Yuval Levin, a conservative, is out with a new book about the ideological debates of the country’s founding called “The Great Debate.” He notes that liberals and conservatives are actually arguing about their most fundamental disagreements. That’s a good thing. This is a moment of great clarity between Left and Right.

And while such divisions mean not much policy progress is being made, it is not, he argues, a reason for despair. His former boss, President George W. Bush, often reminded aides like Levin during tough political patches, that President Lincoln had it worse.

“I think it’s important to keep some perspective on what this country’s been through and you know, even a four year period where half a million people killed one another along the east coast,” Levin said.  “Our politics has a way of finding its balance and I do think that’s happening now.”

Finding the balance can be measured in small steps. Take this week’s budget compromise. It’s a small deal. It doesn’t tackle hard stuff like entitlements. But it was something. Budget Committee chairman Paul Ryan spoke about it in basic terms. “We’re actually starting to talk to each other, which is kind of new for this day and age.”

Democrat Patty Murray during that same Meet the Press interview added, “We can’t take on the tough discussions unless we can learn to use the word ‘compromise.’”

Unfortunately, these signs of compromise amount to small exceptions. The reality of the unresolved issues on the budget will smack us in the face come January when Republicans will again press for concessions from the White House before raising the debt ceiling.

The question is, how does this great debate work itself out? The system does not work through such big debates quickly. Take government surveillance by the NSA. Congress has been afraid to rethink the power it vested in the executive branch to take action in the name of national security after the September 11th attacks. So only now, twelve years after the attacks, is there a presidential commission recommending to the president that the government scale back its surveillance. Our culture of technology has changed and so has public opinion about the balance between privacy and security.

The author and historian Allen Guelzo of Gettysburg College argues this period of polarization has been a long time brewing and resembles previous periods of sharp ideological divide in the country: the 1790s, the period of the birth of our political parties, and the tumultuous 1850’s, which foreshadowed the secession of the Southern states. The difference between then and now, he argues, is culture.   “Culture is the tail that wags the dog of politics.” By this he means forces like local government, for example,  move ahead on policy changes while Washington remains stuck.

The fear is that while politicians bicker in Washington, Rome burns. Too many big problems to tackle, too little consensus in Washington.

And yet, there are signs of real humanity in Washington.  

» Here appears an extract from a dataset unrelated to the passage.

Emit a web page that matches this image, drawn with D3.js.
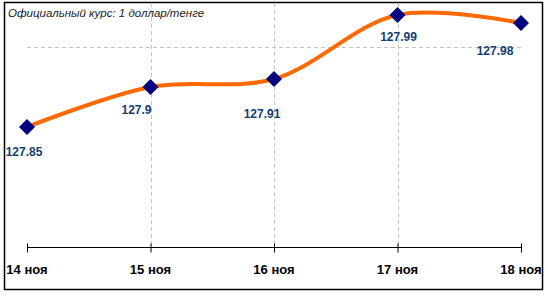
<!DOCTYPE html>
<html>
<head>
    <meta charset="UTF-8">
    <title>Официальный курс</title>
    <style>
        body { margin: 0; padding: 0; background: #fff; }
        svg { display: block; font-family: Arial, "Liberation Sans", sans-serif; }
        .grid { stroke: #c4c4c4; stroke-width: 1; stroke-dasharray: 4,3; }
        .rate { fill: none; stroke: #ff6a00; stroke-width: 4; stroke-linejoin: round; }
        .marker { fill: #000080; }
        .val { fill: #143e70; font-size: 12px; font-weight: bold; text-anchor: middle; }
        .xlab { fill: #000; font-size: 13px; font-weight: bold; text-anchor: middle; }
    </style>
    <script src="https://cdn.jsdelivr.net/npm/d3@7"></script>
</head>
<body>
    <div id="chart"></div>
    <script>
        var days = ["14 ноя", "15 ноя", "16 ноя", "17 ноя", "18 ноя"];
        var rates = [127.85, 127.90, 127.91, 127.99, 127.98];
        var rateLabels = ["127.85", "127.9", "127.91", "127.99", "127.98"];
        var gridValues = [127.95];
        var title = "Официальный курс: 1 доллар/тенге";

        // where each value label sits relative to its marker
        var labelOffsets = [[-3, 25], [-14, 23], [-12, 35], [1, 22], [-26, 28]];

        var W = 548, H = 296;

        var svg = d3.select("#chart").append("svg")
            .attr("width", W)
            .attr("height", H);

        var x = d3.scalePoint().domain(days).range([27, 521]);
        var y = d3.scaleLinear().domain([127.7, 128.0]).range([247, 7]);

        // frame
        svg.append("rect")
            .attr("x", 4.5).attr("y", 2.5)
            .attr("width", 538).attr("height", 287)
            .attr("fill", "#fff")
            .attr("stroke", "#000")
            .attr("stroke-width", 1.5);

        // vertical grid (inner categories)
        svg.selectAll(".vgrid")
            .data(days.slice(1, -1))
            .enter().append("line")
            .attr("class", "grid")
            .attr("x1", function(d) { return Math.round(x(d)) + 0.5; })
            .attr("x2", function(d) { return Math.round(x(d)) + 0.5; })
            .attr("y1", 3)
            .attr("y2", y(127.7));

        svg.selectAll(".hgrid")
            .data(gridValues)
            .enter().append("line")
            .attr("class", "grid")
            .attr("x1", x(days[0]))
            .attr("x2", x(days[days.length - 1]))
            .attr("y1", function(d) { return Math.round(y(d)) + 0.5; })
            .attr("y2", function(d) { return Math.round(y(d)) + 0.5; });

        // x axis
        var axis = svg.append("g")
            .attr("transform", "translate(0," + (y(127.7) + 0.5) + ")")
            .call(d3.axisBottom(x).tickSizeInner(5).tickSizeOuter(0).tickFormat(""));
        axis.select(".domain").attr("stroke", "#000").attr("d", "M" + x(days[0]) + ",0H" + x(days[days.length - 1]));
        axis.selectAll(".tick line").attr("stroke", "#000").attr("y1", -4).attr("y2", 5);

        svg.selectAll(".xlab")
            .data(days)
            .enter().append("text")
            .attr("class", "xlab")
            .attr("x", function(d) { return x(d); })
            .attr("y", 274)
            .text(function(d) { return d; });

        // line
        var line = d3.line()
            .x(function(d, i) { return x(days[i]); })
            .y(function(d) { return y(d); })
            .curve(d3.curveCatmullRom.alpha(0.5));

        svg.append("path")
            .datum(rates)
            .attr("class", "rate")
            .attr("d", line);

        // diamonds
        svg.selectAll(".marker")
            .data(rates)
            .enter().append("path")
            .attr("class", "marker")
            .attr("d", "M0,-8L8,0L0,8L-8,0Z")
            .attr("transform", function(d, i) { return "translate(" + x(days[i]) + "," + y(d) + ")"; });

        // value labels
        svg.selectAll(".val")
            .data(rates)
            .enter().append("text")
            .attr("class", "val")
            .attr("x", function(d, i) { return x(days[i]) + labelOffsets[i][0]; })
            .attr("y", function(d, i) { return y(d) + labelOffsets[i][1]; })
            .attr("dy", "0.35em")
            .text(function(d, i) { return rateLabels[i]; });

        // title
        svg.append("text")
            .attr("x", 8)
            .attr("y", 17)
            .attr("font-size", "11.5px")
            .attr("font-style", "italic")
            .attr("fill", "#222")
            .text(title);
    </script>
</body>
</html>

Conservative Republican Senator Jim Inhofe, Oklahoma, lost his 52 year-old son Perry in a plane crash last month. I spoke to the senator about his loss and his attitude about politics as a result. “The differences are still there,” he told me during an interview with tears welling up in the corner of his eyes. When his son died, he was moved by the number of Democrats who reached out to comfort him- even more, he admitted, than fellow Republicans.  “Your attitude changes. And I can’t help but think when I’m confronting someone on something in which we disagree that I know how they responded to my loss and how we got closer.”

A friend thought Inhofe’s story was a sign of how bad things have gotten around here, that a Senator finds it notable that Democratic colleagues would be nice after his personal loss.

Yes, but what have we all learned from Pope Francis this year about the power of small gestures. Maybe this is a start. Before leaving Washington for Hawaii for Christmas, President Obama promised that 2014 would be a “year of action.” We’ll see. The debates are still roiling.